◆ **What is asked**: Your job is to retype all of the data word for word, leaving every image out.

◆ **Dataset content**:
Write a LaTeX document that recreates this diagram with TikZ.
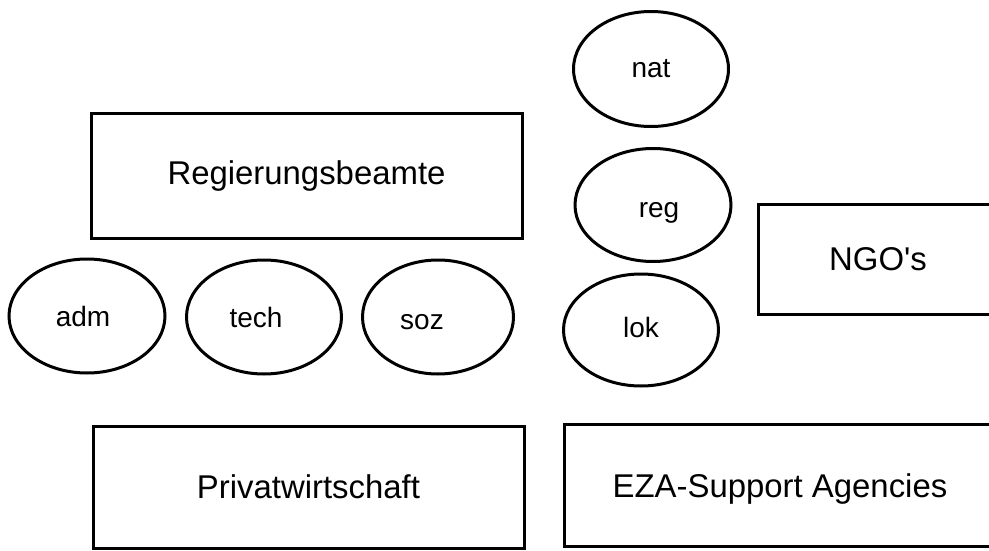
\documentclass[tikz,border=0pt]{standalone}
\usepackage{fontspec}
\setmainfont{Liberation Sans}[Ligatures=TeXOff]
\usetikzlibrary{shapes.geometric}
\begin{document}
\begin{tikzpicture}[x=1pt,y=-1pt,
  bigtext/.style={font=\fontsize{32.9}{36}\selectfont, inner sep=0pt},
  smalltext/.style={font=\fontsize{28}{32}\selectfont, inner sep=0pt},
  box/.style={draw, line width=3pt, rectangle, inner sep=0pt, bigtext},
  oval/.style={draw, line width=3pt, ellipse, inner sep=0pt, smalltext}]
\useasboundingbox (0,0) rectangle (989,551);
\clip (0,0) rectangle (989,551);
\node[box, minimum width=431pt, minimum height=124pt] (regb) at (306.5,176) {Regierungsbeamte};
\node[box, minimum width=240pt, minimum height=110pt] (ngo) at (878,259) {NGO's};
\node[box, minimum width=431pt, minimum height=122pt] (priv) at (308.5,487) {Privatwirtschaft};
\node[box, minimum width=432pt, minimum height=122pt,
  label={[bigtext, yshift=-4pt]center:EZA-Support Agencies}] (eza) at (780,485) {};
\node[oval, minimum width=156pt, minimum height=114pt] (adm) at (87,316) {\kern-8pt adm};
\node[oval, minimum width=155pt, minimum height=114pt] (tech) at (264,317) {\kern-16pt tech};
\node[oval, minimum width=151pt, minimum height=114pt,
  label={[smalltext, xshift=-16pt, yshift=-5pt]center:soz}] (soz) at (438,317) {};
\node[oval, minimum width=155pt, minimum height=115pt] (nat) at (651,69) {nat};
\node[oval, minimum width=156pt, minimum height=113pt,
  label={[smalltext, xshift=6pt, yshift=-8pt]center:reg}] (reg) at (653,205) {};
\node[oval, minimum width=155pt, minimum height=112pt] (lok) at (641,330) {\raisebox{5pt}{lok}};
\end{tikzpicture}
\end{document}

◆ **Worked solution**:
Write a LaTeX document that recreates this diagram with TikZ.
\documentclass[tikz,border=0pt]{standalone}
\usepackage{fontspec}
\setmainfont{Liberation Sans}[Ligatures=TeXOff]
\usetikzlibrary{shapes.geometric}
\begin{document}
\begin{tikzpicture}[x=1pt,y=-1pt,
  bigtext/.style={font=\fontsize{32.9}{36}\selectfont, inner sep=0pt},
  smalltext/.style={font=\fontsize{28}{32}\selectfont, inner sep=0pt},
  box/.style={draw, line width=3pt, rectangle, inner sep=0pt, bigtext},
  oval/.style={draw, line width=3pt, ellipse, inner sep=0pt, smalltext}]
\useasboundingbox (0,0) rectangle (989,551);
\clip (0,0) rectangle (989,551);
\node[box, minimum width=431pt, minimum height=124pt] (regb) at (306.5,176) {Regierungsbeamte};
\node[box, minimum width=240pt, minimum height=110pt] (ngo) at (878,259) {NGO's};
\node[box, minimum width=431pt, minimum height=122pt] (priv) at (308.5,487) {Privatwirtschaft};
\node[box, minimum width=432pt, minimum height=122pt,
  label={[bigtext, yshift=-4pt]center:EZA-Support Agencies}] (eza) at (780,485) {};
\node[oval, minimum width=156pt, minimum height=114pt] (adm) at (87,316) {\kern-8pt adm};
\node[oval, minimum width=155pt, minimum height=114pt] (tech) at (264,317) {\kern-16pt tech};
\node[oval, minimum width=151pt, minimum height=114pt,
  label={[smalltext, xshift=-16pt, yshift=-5pt]center:soz}] (soz) at (438,317) {};
\node[oval, minimum width=155pt, minimum height=115pt] (nat) at (651,69) {nat};
\node[oval, minimum width=156pt, minimum height=113pt,
  label={[smalltext, xshift=6pt, yshift=-8pt]center:reg}] (reg) at (653,205) {};
\node[oval, minimum width=155pt, minimum height=112pt] (lok) at (641,330) {\raisebox{5pt}{lok}};
\end{tikzpicture}
\end{document}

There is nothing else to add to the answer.